> **SUPPLIED INFORMATION**:
-- START --
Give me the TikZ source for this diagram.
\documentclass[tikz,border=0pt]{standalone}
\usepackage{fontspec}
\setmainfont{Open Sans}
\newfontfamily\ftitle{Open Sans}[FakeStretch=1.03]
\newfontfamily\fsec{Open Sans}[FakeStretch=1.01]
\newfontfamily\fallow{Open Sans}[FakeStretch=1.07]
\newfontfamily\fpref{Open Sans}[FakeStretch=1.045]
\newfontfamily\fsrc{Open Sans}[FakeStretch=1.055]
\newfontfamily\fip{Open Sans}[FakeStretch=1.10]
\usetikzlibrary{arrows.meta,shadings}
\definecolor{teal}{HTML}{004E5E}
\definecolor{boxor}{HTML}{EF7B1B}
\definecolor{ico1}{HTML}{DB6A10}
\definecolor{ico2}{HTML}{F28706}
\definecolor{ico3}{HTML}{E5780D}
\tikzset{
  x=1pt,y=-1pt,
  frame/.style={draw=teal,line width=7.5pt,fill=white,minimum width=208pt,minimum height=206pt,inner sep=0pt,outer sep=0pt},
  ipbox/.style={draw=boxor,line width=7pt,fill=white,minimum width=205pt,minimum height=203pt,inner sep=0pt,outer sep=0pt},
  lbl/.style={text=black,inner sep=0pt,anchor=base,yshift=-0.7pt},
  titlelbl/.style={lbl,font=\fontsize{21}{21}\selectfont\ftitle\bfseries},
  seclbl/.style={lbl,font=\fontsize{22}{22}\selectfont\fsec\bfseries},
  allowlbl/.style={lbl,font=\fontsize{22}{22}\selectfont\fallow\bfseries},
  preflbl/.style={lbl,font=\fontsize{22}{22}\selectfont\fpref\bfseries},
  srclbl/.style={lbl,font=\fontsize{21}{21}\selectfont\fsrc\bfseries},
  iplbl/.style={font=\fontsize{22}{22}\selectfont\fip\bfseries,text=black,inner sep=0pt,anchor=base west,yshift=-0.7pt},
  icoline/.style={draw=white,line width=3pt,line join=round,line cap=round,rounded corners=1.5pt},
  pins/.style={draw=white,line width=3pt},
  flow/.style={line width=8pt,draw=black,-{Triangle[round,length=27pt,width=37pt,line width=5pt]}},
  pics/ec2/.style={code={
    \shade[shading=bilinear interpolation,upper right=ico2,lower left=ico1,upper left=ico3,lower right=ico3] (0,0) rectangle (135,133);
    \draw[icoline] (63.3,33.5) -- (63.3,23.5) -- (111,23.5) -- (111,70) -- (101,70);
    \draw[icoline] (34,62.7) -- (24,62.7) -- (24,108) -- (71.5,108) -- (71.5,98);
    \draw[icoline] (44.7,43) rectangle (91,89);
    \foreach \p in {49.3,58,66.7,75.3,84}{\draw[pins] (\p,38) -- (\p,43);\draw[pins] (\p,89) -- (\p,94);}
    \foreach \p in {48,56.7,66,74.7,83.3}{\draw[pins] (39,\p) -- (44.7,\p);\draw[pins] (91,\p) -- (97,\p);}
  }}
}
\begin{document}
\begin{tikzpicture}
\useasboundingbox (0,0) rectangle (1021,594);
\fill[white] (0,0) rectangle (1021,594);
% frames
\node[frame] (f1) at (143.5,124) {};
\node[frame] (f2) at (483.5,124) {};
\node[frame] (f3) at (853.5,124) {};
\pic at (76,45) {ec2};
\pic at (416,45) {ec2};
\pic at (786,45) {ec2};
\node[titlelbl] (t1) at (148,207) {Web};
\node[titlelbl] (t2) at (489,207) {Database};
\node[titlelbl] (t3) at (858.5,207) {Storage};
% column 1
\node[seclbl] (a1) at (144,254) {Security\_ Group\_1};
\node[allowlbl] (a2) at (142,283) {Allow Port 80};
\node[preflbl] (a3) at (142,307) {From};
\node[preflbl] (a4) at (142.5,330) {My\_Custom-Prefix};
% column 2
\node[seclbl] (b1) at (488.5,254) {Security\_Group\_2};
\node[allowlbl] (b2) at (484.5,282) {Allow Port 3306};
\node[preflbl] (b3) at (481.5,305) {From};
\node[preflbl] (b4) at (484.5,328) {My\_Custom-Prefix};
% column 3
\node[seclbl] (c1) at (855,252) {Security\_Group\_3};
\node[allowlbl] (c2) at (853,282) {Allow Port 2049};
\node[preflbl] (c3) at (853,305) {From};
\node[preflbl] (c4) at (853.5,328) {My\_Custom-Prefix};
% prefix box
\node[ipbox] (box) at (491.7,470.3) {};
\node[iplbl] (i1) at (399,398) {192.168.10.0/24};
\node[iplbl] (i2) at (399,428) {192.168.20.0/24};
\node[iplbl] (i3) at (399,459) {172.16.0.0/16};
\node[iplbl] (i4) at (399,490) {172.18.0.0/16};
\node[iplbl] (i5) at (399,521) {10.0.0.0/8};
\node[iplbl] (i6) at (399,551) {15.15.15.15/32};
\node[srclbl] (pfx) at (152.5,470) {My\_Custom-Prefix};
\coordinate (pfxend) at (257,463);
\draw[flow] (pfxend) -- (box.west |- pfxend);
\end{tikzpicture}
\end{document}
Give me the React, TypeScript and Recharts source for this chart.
-- END --
> **THE PROBLEM**:
All of the entries must be quoted exactly; please include each one.

> **WORKED SOLUTION**:
Give me the TikZ source for this diagram.
\documentclass[tikz,border=0pt]{standalone}
\usepackage{fontspec}
\setmainfont{Open Sans}
\newfontfamily\ftitle{Open Sans}[FakeStretch=1.03]
\newfontfamily\fsec{Open Sans}[FakeStretch=1.01]
\newfontfamily\fallow{Open Sans}[FakeStretch=1.07]
\newfontfamily\fpref{Open Sans}[FakeStretch=1.045]
\newfontfamily\fsrc{Open Sans}[FakeStretch=1.055]
\newfontfamily\fip{Open Sans}[FakeStretch=1.10]
\usetikzlibrary{arrows.meta,shadings}
\definecolor{teal}{HTML}{004E5E}
\definecolor{boxor}{HTML}{EF7B1B}
\definecolor{ico1}{HTML}{DB6A10}
\definecolor{ico2}{HTML}{F28706}
\definecolor{ico3}{HTML}{E5780D}
\tikzset{
  x=1pt,y=-1pt,
  frame/.style={draw=teal,line width=7.5pt,fill=white,minimum width=208pt,minimum height=206pt,inner sep=0pt,outer sep=0pt},
  ipbox/.style={draw=boxor,line width=7pt,fill=white,minimum width=205pt,minimum height=203pt,inner sep=0pt,outer sep=0pt},
  lbl/.style={text=black,inner sep=0pt,anchor=base,yshift=-0.7pt},
  titlelbl/.style={lbl,font=\fontsize{21}{21}\selectfont\ftitle\bfseries},
  seclbl/.style={lbl,font=\fontsize{22}{22}\selectfont\fsec\bfseries},
  allowlbl/.style={lbl,font=\fontsize{22}{22}\selectfont\fallow\bfseries},
  preflbl/.style={lbl,font=\fontsize{22}{22}\selectfont\fpref\bfseries},
  srclbl/.style={lbl,font=\fontsize{21}{21}\selectfont\fsrc\bfseries},
  iplbl/.style={font=\fontsize{22}{22}\selectfont\fip\bfseries,text=black,inner sep=0pt,anchor=base west,yshift=-0.7pt},
  icoline/.style={draw=white,line width=3pt,line join=round,line cap=round,rounded corners=1.5pt},
  pins/.style={draw=white,line width=3pt},
  flow/.style={line width=8pt,draw=black,-{Triangle[round,length=27pt,width=37pt,line width=5pt]}},
  pics/ec2/.style={code={
    \shade[shading=bilinear interpolation,upper right=ico2,lower left=ico1,upper left=ico3,lower right=ico3] (0,0) rectangle (135,133);
    \draw[icoline] (63.3,33.5) -- (63.3,23.5) -- (111,23.5) -- (111,70) -- (101,70);
    \draw[icoline] (34,62.7) -- (24,62.7) -- (24,108) -- (71.5,108) -- (71.5,98);
    \draw[icoline] (44.7,43) rectangle (91,89);
    \foreach \p in {49.3,58,66.7,75.3,84}{\draw[pins] (\p,38) -- (\p,43);\draw[pins] (\p,89) -- (\p,94);}
    \foreach \p in {48,56.7,66,74.7,83.3}{\draw[pins] (39,\p) -- (44.7,\p);\draw[pins] (91,\p) -- (97,\p);}
  }}
}
\begin{document}
\begin{tikzpicture}
\useasboundingbox (0,0) rectangle (1021,594);
\fill[white] (0,0) rectangle (1021,594);
% frames
\node[frame] (f1) at (143.5,124) {};
\node[frame] (f2) at (483.5,124) {};
\node[frame] (f3) at (853.5,124) {};
\pic at (76,45) {ec2};
\pic at (416,45) {ec2};
\pic at (786,45) {ec2};
\node[titlelbl] (t1) at (148,207) {Web};
\node[titlelbl] (t2) at (489,207) {Database};
\node[titlelbl] (t3) at (858.5,207) {Storage};
% column 1
\node[seclbl] (a1) at (144,254) {Security\_ Group\_1};
\node[allowlbl] (a2) at (142,283) {Allow Port 80};
\node[preflbl] (a3) at (142,307) {From};
\node[preflbl] (a4) at (142.5,330) {My\_Custom-Prefix};
% column 2
\node[seclbl] (b1) at (488.5,254) {Security\_Group\_2};
\node[allowlbl] (b2) at (484.5,282) {Allow Port 3306};
\node[preflbl] (b3) at (481.5,305) {From};
\node[preflbl] (b4) at (484.5,328) {My\_Custom-Prefix};
% column 3
\node[seclbl] (c1) at (855,252) {Security\_Group\_3};
\node[allowlbl] (c2) at (853,282) {Allow Port 2049};
\node[preflbl] (c3) at (853,305) {From};
\node[preflbl] (c4) at (853.5,328) {My\_Custom-Prefix};
% prefix box
\node[ipbox] (box) at (491.7,470.3) {};
\node[iplbl] (i1) at (399,398) {192.168.10.0/24};
\node[iplbl] (i2) at (399,428) {192.168.20.0/24};
\node[iplbl] (i3) at (399,459) {172.16.0.0/16};
\node[iplbl] (i4) at (399,490) {172.18.0.0/16};
\node[iplbl] (i5) at (399,521) {10.0.0.0/8};
\node[iplbl] (i6) at (399,551) {15.15.15.15/32};
\node[srclbl] (pfx) at (152.5,470) {My\_Custom-Prefix};
\coordinate (pfxend) at (257,463);
\draw[flow] (pfxend) -- (box.west |- pfxend);
\end{tikzpicture}
\end{document}
Give me the React, TypeScript and Recharts source for this chart.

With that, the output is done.